Voting began at 6 a.m. Sunday (2330 UTC Saturday) with lines forming outside polling stations set up in Buddhist temples, schools and government buildings.
There's a sense of excitement in the Southeast Asian nation as around 30 million people prepared to vote in the first free nationwide poll in a quarter of a century.
A total of 91 parties are on the ballots, but the main contest is between the National League for Democracy (NLD), led by Nobel Peace laureate Aung San Suu Kyi, and the ruling Union Solidarity Development Party (USDP). A host of other parties from ethnic minorities, who form 40 percent of the country's 52 million people, are also taking part.
Thousands of eligible voters are, however, reportedly missing from lists, millions abroad failed to register in time, and most of the 1.1 million disenfranchised Muslim Rohingya minority are barred from voting.
In a pre-election speech on Friday, President Thein Sein stressed the government's commitment to ensuring a credible vote, with more than 10,000 observers scrutinizing the process.

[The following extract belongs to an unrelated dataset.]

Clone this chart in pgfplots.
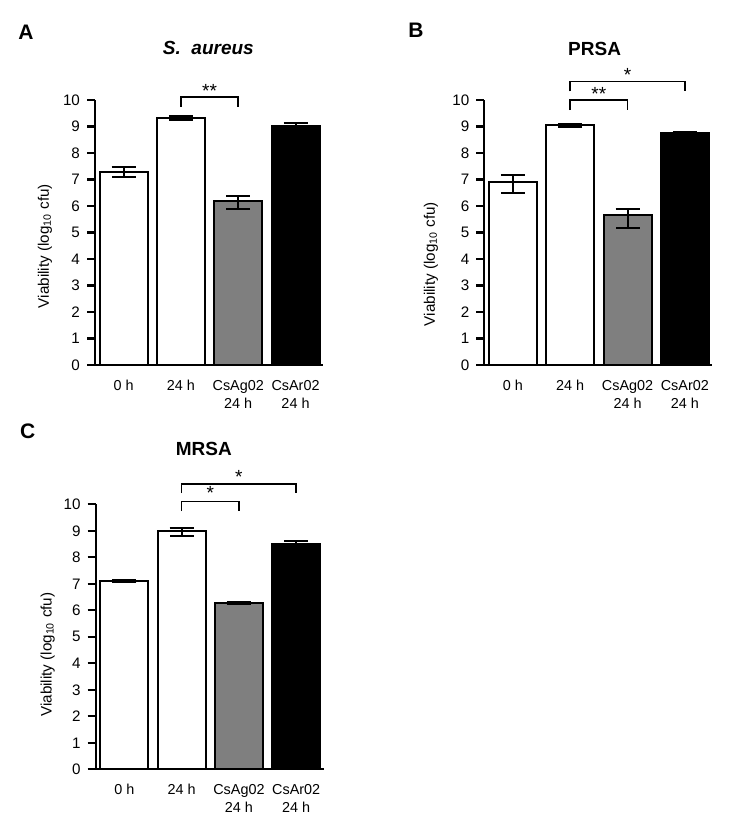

"I'd like to say again that the government and the military will respect and accept the results," he said. "I will accept the new government formed, based on the election result."
Opposition figure vows to defy constitution
But under the constitution, even if the main opposition were to win in a landslide, its leader Aung San Suu Kyi is barred from the presidency due to constitutional changes critics allege were designed to prevent her from taking the oath of office. Add the fact the former military rulers are guaranteed a quarter of seats in the parliament; the handicaps against the opposition are formidable.
Myanmar opposition party leader Aung San Suu Kyi has said she would occupy a position "above the president" if her party wins the election.
But Suu Kyi has vowed that if her party wins a majority, she will be the power behind the new president regardless of a constitution she has derided as "very silly.“
Many voters are expected to spurn the ruling USDP, created by the former military rulers and led by former officers, because it is associated with the brutal junta that installed President Thein Sein's civilian government in 2011.
A further complexity is the fact that an inconclusive result could thrust parties representing Myanmar's myriad ethnic minorities into a king-maker role, bringing them closer to the center of power after years of being sidelined by the country's elites.